Using an array of data about everything from seed varieties to future climate variables, eight teams from Colombia, Jamaica and Peru spent a weekend together on the CIP campus, sustained by sandwiches, coffee and creativity.
“It was amazing how all these programmers used the data to play with different platforms,” says Sophia Tejada Carranza, one of the members of the CIP team (the others were Elisa Salas Murrugarra, Mirella Flores Gonzalez and Raul Angel Cordova Solis). “The idea was to have all these different points of view [aimed at] trying to help the farmers.”
The CIP team hacked together an app – Trato Justo – that would help a farmer compute and receive a fair price for his crops based on their quality, regional climate conditions and other factors.
Each team – five from Peru, one each from Colombia and Jamaica – was assigned a mentor to guide it through the creation of a technical solution that could help answer a question a farmer might ask: “How can I increase my crops’ nutrient density?” or “How can I make more money from my crops?”
The data is current and rich, says Elisa Salas Murrugarra, but not usually readily accessible as it was during the hackathon. “We wanted to explore news ways to use and reuse all this information,” she explains.
“We work together [every day], but we haven’t really had the opportunity to try to improve upon our ideas” in the community setting that the hackathon provided, added Raul Angel Cordova.
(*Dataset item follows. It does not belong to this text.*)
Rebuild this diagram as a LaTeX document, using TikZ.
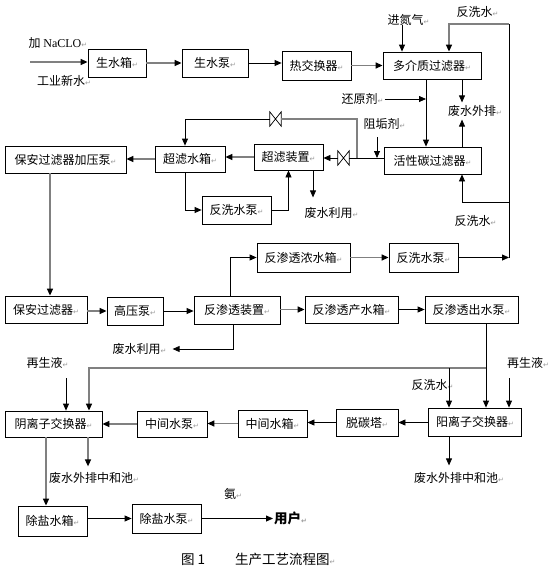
\documentclass[tikz,border=0pt]{standalone}
\usepackage{fontspec}
\setmainfont{Liberation Serif}
\newfontfamily\cjk{Noto Sans CJK SC}
\newfontfamily\latinserif{Liberation Serif}
\newfontfamily\symfont{DejaVu Sans}
\usetikzlibrary{arrows.meta, positioning}
\newcommand\enterarrow{{\symfont\fontsize{7}{7}\selectfont\color{gray!80}↵}}
\tikzset{
x=1pt, y=-1pt, % one unit is one pixel of the sheet, y runs downwards
>={Triangle[length=7pt,width=6pt,color=black]},
box/.style={draw, line width=0.8pt, inner sep=0pt, font=\cjk\fontsize{12}{14}\selectfont}, % every unit of the plant
lbl/.style={inner sep=1pt, font=\cjk\fontsize{12}{14}\selectfont}, % free texts
flow/.style={->, line width=0.8pt},
gflow/.style={->, line width=1.4pt, draw=gray},
valve/.style={minimum width=11pt, minimum height=14pt, inner sep=0pt},
}

\begin{document}
\begin{tikzpicture}
        \useasboundingbox (0,0) rectangle (556,573);
        %% units, row by row
        \node[box, minimum width=58pt, minimum height=28pt] (sxx) at (117,63) {生水箱\enterarrow};
        \node[box, minimum width=66pt, minimum height=28pt] (sxb) at (215,63) {生水泵\enterarrow};
        \node[box, minimum width=69pt, minimum height=29pt] (rjh) at (316.5,65.5) {热交换器\enterarrow};
        \node[box, minimum width=98pt, minimum height=27pt] (djz) at (432,65.5) {多介质过滤器\enterarrow};
        \node[box, minimum width=97pt, minimum height=27pt] (hxt) at (432.5,160.5) {活性碳过滤器\enterarrow};
        \node[box, minimum width=69pt, minimum height=26pt] (clzz) at (288.5,157) {超滤装置\enterarrow};
        \node[box, minimum width=70pt, minimum height=26pt] (clsx) at (190,159) {超滤水箱\enterarrow};
        \node[box, minimum width=69pt, minimum height=28pt] (fxbA) at (236.5,210) {反洗水泵\enterarrow};
        \node[box, minimum width=121pt, minimum height=27pt] (bajy) at (65.5,159.5) {保安过滤器加压泵\enterarrow};
        \node[box, minimum width=82pt, minimum height=27pt] (bagl) at (46,309.5) {保安过滤器\enterarrow};
        \node[box, minimum width=56pt, minimum height=28pt] (gyb) at (135,311) {高压泵\enterarrow};
        \node[box, minimum width=86pt, minimum height=28pt] (fst) at (237,310) {反渗透装置\enterarrow};
        \node[box, minimum width=93pt, minimum height=29pt] (nsx) at (303.5,257.5) {反渗透浓水箱\enterarrow};
        \node[box, minimum width=69pt, minimum height=29pt] (fxbB) at (423.5,257.5) {反洗水泵\enterarrow};
        \node[box, minimum width=93pt, minimum height=27pt] (csx) at (351.5,309.5) {反渗透产水箱\enterarrow};
        \node[box, minimum width=93pt, minimum height=27pt] (csb) at (471.5,309.5) {反渗透出水泵\enterarrow};
        \node[box, minimum width=93pt, minimum height=28pt] (yang) at (475,422) {阳离子交换器\enterarrow};
        \node[box, minimum width=62pt, minimum height=27pt] (ttt) at (367,422.5) {脱碳塔\enterarrow};
        \node[box, minimum width=69pt, minimum height=27pt] (zjx) at (272.5,423.5) {中间水箱\enterarrow};
        \node[box, minimum width=70pt, minimum height=26pt] (zjb) at (172,424) {中间水泵\enterarrow};
        \node[box, minimum width=97pt, minimum height=26pt] (yin) at (53.5,424) {阴离子交换器\enterarrow};
        \node[box, minimum width=69pt, minimum height=30pt] (cyx) at (52.5,521) {除盐水箱\enterarrow};
        \node[box, minimum width=69pt, minimum height=29pt] (cyb) at (166.5,518.5) {除盐水泵\enterarrow};
        %% free texts
        \node[lbl] (nacl) at (58,43) {加 {\latinserif NaCLO}\enterarrow};
        \node[lbl] (gyxs) at (64,81) {工业新水\enterarrow};
        \node[lbl] (jdq) at (408.5,20) {进氮气\enterarrow};
        \node[lbl] (fxsA) at (477.5,12) {反洗水\enterarrow};
        \node[lbl] (hyj) at (362.5,99) {还原剂\enterarrow};
        \node[lbl] (fwwp) at (475,111) {废水外排\enterarrow};
        \node[lbl] (zgj) at (384.5,124) {阻垢剂\enterarrow};
        \node[lbl] (fwlyA) at (331.5,213) {废水利用\enterarrow};
        \node[lbl] (fxsB) at (475.5,221) {反洗水\enterarrow};
        \node[lbl] (fwlyB) at (139.5,349) {废水利用\enterarrow};
        \node[lbl] (zsyL) at (47.5,363) {再生液\enterarrow};
        \node[lbl] (zsyR) at (528,363) {再生液\enterarrow};
        \node[lbl] (fxsC) at (432.5,385) {反洗水\enterarrow};
        \node[lbl] (zhcL) at (94,478) {废水外排中和池\enterarrow};
        \node[lbl] (zhcR) at (459,478) {废水外排中和池\enterarrow};
        \node[lbl] (an) at (233,494) {氨\enterarrow};
        \node[lbl, anchor=west, font=\cjk\bfseries\fontsize{13.5}{15}\selectfont] (yh) at (273,518.5) {用户\enterarrow};
        \node[lbl, anchor=west, font=\cjk\fontsize{13.5}{15}\selectfont] (cap) at (180,559) {图 1\hspace{30pt}生产工艺流程图\enterarrow};
        %% valves
        \node[valve] (vA) at (275.5,119) {};
        \node[valve] (vB) at (343.5,158) {};
        \draw[line width=0.7pt] (vA.south west) -- (vA.north east) -- (vA.south east) -- (vA.north west) -- cycle;
        \draw[line width=0.7pt] (vB.south west) -- (vB.north east) -- (vB.south east) -- (vB.north west) -- cycle;
        %% free ends
        \coordinate (feed) at (30,62);
        \coordinate (nin) at (402,25);
        \coordinate (bwtop) at (509,24);
        \coordinate (bwmid) at (509,202);
        \coordinate (jn) at (357,158);
        \coordinate (zg) at (377,137);
        \coordinate (ionT) at (486,368);
        \coordinate (zsR) at (509,378);
        \coordinate (zsL) at (66,378);
        \coordinate (dvert) at ([xshift=-6]djz.south);
        %% water pre-treatment
        \draw[gflow] (feed) -- (feed -| sxx.west);
        \draw[gflow] (sxx.east) -- (sxb.west);
        \draw[flow] (sxb.east) -- (sxb.east -| rjh.west);
        \draw[gflow] (rjh.east) -- (rjh.east -| djz.west);
        \draw[flow] (nin) -- (nin |- djz.north);
        \draw[flow] (fxbB.east) -- (fxbB.east -| bwtop);
        \draw[line width=0.8pt] (bwtop |- fxbB.east) -- (bwtop);
        \draw[gflow] (bwtop) -| ([xshift=17]djz.north);
        \draw[flow] (bwmid) -| ([xshift=29.5]hxt.south);
        \draw[flow] ([xshift=30]djz.south) -- ++(0,23);
        \draw[flow] ([xshift=29.5]hxt.north) -- ++(0,-27);
        \draw[flow] (dvert) -- (dvert |- hxt.north);
        \draw[flow] (hyj.east) -- (hyj.east -| dvert);
        \draw[flow] (zg) -- (zg |- jn);
        %% ultra filtration
        \draw[line width=0.8pt] (hxt.west |- jn) -- (vB.east);
        \draw[flow] (vB.west) -- (vB.west -| clzz.east);
        \draw[gflow, -] (jn) -- (jn |- vA) -- (vA.east);
        \draw[flow] (vA.west) -| ([xshift=-5]clsx.north);
        \draw[gflow] (clzz.west) -- (clzz.west -| clsx.east);
        \draw[flow] ([xshift=24.5]clzz.south) -- ++(0,27);
        \draw[flow] ([xshift=-5]clsx.south) |- (fxbA.west);
        \draw[flow] (fxbA.east) -| (clzz.south);
        \draw[gflow] (clsx.west) -- (clsx.west -| bajy.east);
        %% reverse osmosis
        \draw[gflow] ([xshift=-15.5]bajy.south) -- ([xshift=-15.5]bajy.south |- bagl.north);
        \draw[gflow] (bagl.east |- gyb) -- (gyb.west);
        \draw[flow] (gyb.east) -- (gyb.east -| fst.west);
        \draw[flow] ([xshift=-7]fst.north) |- (nsx.west);
        \draw[gflow] (nsx.east) -- (fxbB.west);
        \draw[flow] ([xshift=-4]fst.south) |- ([xshift=5]fwlyB.east);
        \draw[gflow] (fst.east |- csx) -- (csx.west);
        \draw[flow] (csx.east) -- (csb.west);
        %% ion exchange
        \draw[line width=0.8pt] (ionT |- csb.south) -- (ionT);
        \draw[flow] (ionT) -- (ionT |- yang.north);
        \draw[gflow] (ionT) -| ([xshift=35.5]yin.north);
        \draw[flow] ([xshift=-26]yang.north |- ionT) -- ([xshift=-26]yang.north);
        \draw[flow] (zsR) -- (zsR |- yang.north);
        \draw[flow] (zsL) -- (zsL |- yin.north);
        \draw[flow] (yang.west |- ttt) -- (ttt.east);
        \draw[flow] (ttt.west) -- (ttt.west -| zjx.east);
        \draw[gflow] (zjx.west) -- (zjx.west -| zjb.east);
        \draw[gflow] (zjb.west) -- (yin.east);
        \draw[gflow] ([xshift=34.5]yin.south) -- ++(0,29);
        \draw[flow] ([xshift=-26]yang.south) -- ++(0,29);
        \draw[gflow] ([xshift=-7.5]yin.south) -- ([xshift=-7.5]yin.south |- cyx.north);
        \draw[flow] (cyx.east |- cyb.west) -- (cyb.west);
        \draw[flow] (cyb.east) -- (yh.west);
    \end{tikzpicture}
\end{document}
Cross-fertilization of ideas from one team to the next was a key part of the event. CIP staff were assigned to each team to help facilitate that kind of exchange.
At the conclusion of the event, each team presented its idea toa jury of five specialists in agriculture, climate change and information technologies, who rated the project c based on a number of criteria including user-friendliness and innovation.
Winning first place was Colombia’s Geomelodicos with an app using Global Positioning Satellite data and regionalized climate models to maximize crop yields for farmers in Latin America. It could, however, be applied to other global regions. First prize was USD 3,000 cash. The second-place winner, Via Soluciones, was awarded USD 2,000 cash.
Whether or not a team’s idea won an award, the event generated excitement around a common cause.
“All of us were thinking about how to protect the environment,” says Murrugarra, who says that future hackathons are a distinct possibility after the success of this initial one.